Gardening for Seniors

Gardening: One of life’s most simple pleasures. That is, until pain overrides the joy. For most Seniors living with arthritis, high blood pressure, or diabetes, gardening is often a fine past time left as a memory. However, with just a few changes, you too can get a beautiful pain-free garden. The Tips outlined below are just a starting point to your own imagination.

Tip #1- Say goodbye to your aching back. With just a few minor modifications, a garden can be an easier place to work. Think raised flower beds. Instead of bending over and planting in the ground, build raised beds level to a more comfortable height. Stand with your arms to your side, where the tips of your fingers hit is the perfect height for the top of the flower bed. Either enlist help in the building of the flower bed, or make sure to wait till later in the day when the sun is not so hot. ALWAYS have a water bottle and a proper straw hat.

Tip #2- A centralized water bucket keeps you from lugging heavy containers to water your plants. Fill a larger container and carry smaller waterpots to where your plants are. Or, if economically feasible, consider installing sprinklers. The ease of use will far outweigh the cost.

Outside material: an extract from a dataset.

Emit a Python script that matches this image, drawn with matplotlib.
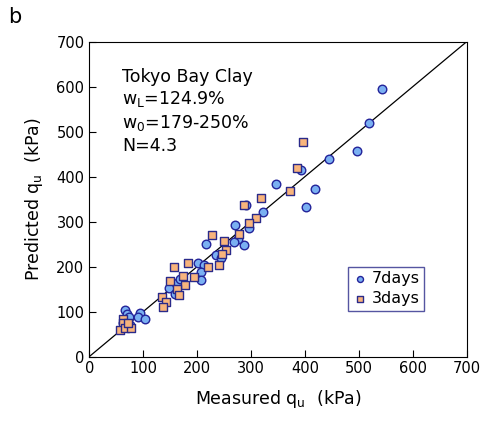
import numpy as np
import matplotlib.pyplot as plt

# measured vs predicted qu (kPa)
meas_7d = [544, 519, 497, 445, 392, 419, 403, 347, 323, 296, 290, 271, 287, 276, 268,
           216, 201, 213, 208, 208, 235, 244, 148, 159, 162, 168,
           66, 70, 74, 95, 90, 103, 63, 75]
pred_7d = [596, 520, 458, 439, 416, 373, 333, 384, 321, 286, 337, 293, 249, 261, 255,
           251, 209, 204, 187, 170, 227, 219, 153, 139, 163, 173,
           103, 94, 87, 96, 87, 83, 74, 70]

meas_3d = [396, 385, 373, 319, 287, 310, 296, 278, 227, 250, 253, 247, 240, 221, 195,
           183, 158, 173, 177, 150, 162, 167, 134, 142, 136, 62, 62, 57, 66, 77, 72]
pred_3d = [478, 419, 368, 353, 336, 309, 296, 273, 270, 258, 237, 229, 204, 199, 178,
           209, 199, 180, 159, 167, 150, 136, 133, 122, 111, 83, 74, 59, 64, 64, 74]

ticks = [0, 100, 200, 300, 400, 500, 600, 700]

fig = plt.figure(figsize=(4.8, 4.22), dpi=100)
ax = fig.add_axes([0.186, 0.155, 0.786, 0.746])

ax.plot([0, 700], [0, 700], color="black", linewidth=0.9, zorder=1)
ax.scatter(meas_7d, pred_7d, s=38, marker="o", facecolor="#7ab0f2",
           edgecolor="#23239a", linewidth=1.0, label="7days", zorder=3)
ax.scatter(meas_3d, pred_3d, s=38, marker="s", facecolor="#f8b47c",
           edgecolor="#2a2a8a", linewidth=1.0, label="3days", zorder=4)

ax.set_xlim(0, 700)
ax.set_ylim(0, 700)
ax.set_xticks(ticks)
ax.set_yticks(ticks)
ax.tick_params(direction="in", length=5, labelsize=10.5, top=False, right=False)
ax.set_xlabel("Measured q$_\\mathregular{u}$  (kPa)", fontsize=12.5, labelpad=8)
ax.set_ylabel("Predicted q$_\\mathregular{u}$  (kPa)", fontsize=12.5, labelpad=8)

ax.text(0.088, 0.918, "Tokyo Bay Clay\nw$_\\mathregular{L}$=124.9%\nw$_\\mathregular{0}$=179-250%\nN=4.3",
        transform=ax.transAxes, ha="left", va="top", fontsize=12.5, linespacing=1.25)

leg = ax.legend(loc="lower left", bbox_to_anchor=(0.685, 0.145), fontsize=11.5,
                frameon=True, fancybox=False, markerscale=0.7, handletextpad=0.2,
                borderpad=0.3, handlelength=1.0, labelspacing=0.3, borderaxespad=0)
leg.get_frame().set_edgecolor("#2a2a8a")
leg.get_frame().set_linewidth(1.0)

fig.text(0.017, 0.945, "b", fontsize=15)

fig.savefig("out.png", dpi=100)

Tip #3- Think perennials, shrubs, and trees instead of annuals. With a proper mulching program to stave off weeds, perennials are a plant-it-once-love-it-forever plant. This cuts back on your replanting season after season. It also gives you a budget friendly way to expand your garden. Also, native plants are a good idea to make sure the plant is properly suited to your area and will be easier to grow. This is both convenient for you, and better for your environment.

Tip #4- Mulch is not merely to bring a decorative touch to your property. It’s meant to keep plants cool, to conserve its water, and to help provide a barrier to weeds. A small layer of newspaper under the mulch of choice will also provide an organic biodegradable landscaping fabric. Mulch will break down over the season and will help enrich the soil. It’s a win-win necessity for any garden.

Tip #5- Propagating the perennials you’re considering in Tip #3 will yield a multitude of new plants each year. Go online or consult a gardening manual in your region to gain the proper times to take cuttings or do divisions of the plants you purchase. Consider a single daylily, one clump will easily provide you with over ten new plants each year. This shows you the wealth of plants you can have in just a few short seasons.

Tip #6- Invest in the right tools for your garden. Have oversized rakes and shovels with the ergonomic padded handles. Investing in proper tools will be cheaper in the long run than purchasing tools that hinder your movements, break from cheapness, or fail to work without pain to you. Less strain for your hands will make you able to work longer pain-free. Also, a large-wheeled cart will help you move plants and mulch around without having to carry it. Make sure your car has large wheels that rotate 360* and are not locked into a mere front to back motion. This makes it much easier to move around without binding.

As you can see, with just a little foresight, most senior gardeners can bask in the glory of a wonderful colorful garden without putting stress or strain on their body. Getting older doesn’t mean you have to lose out on the things you love, or risk putting yourself at risk. By following the above tips, you’ll be sharing floral arrangements with the neighbors in no time.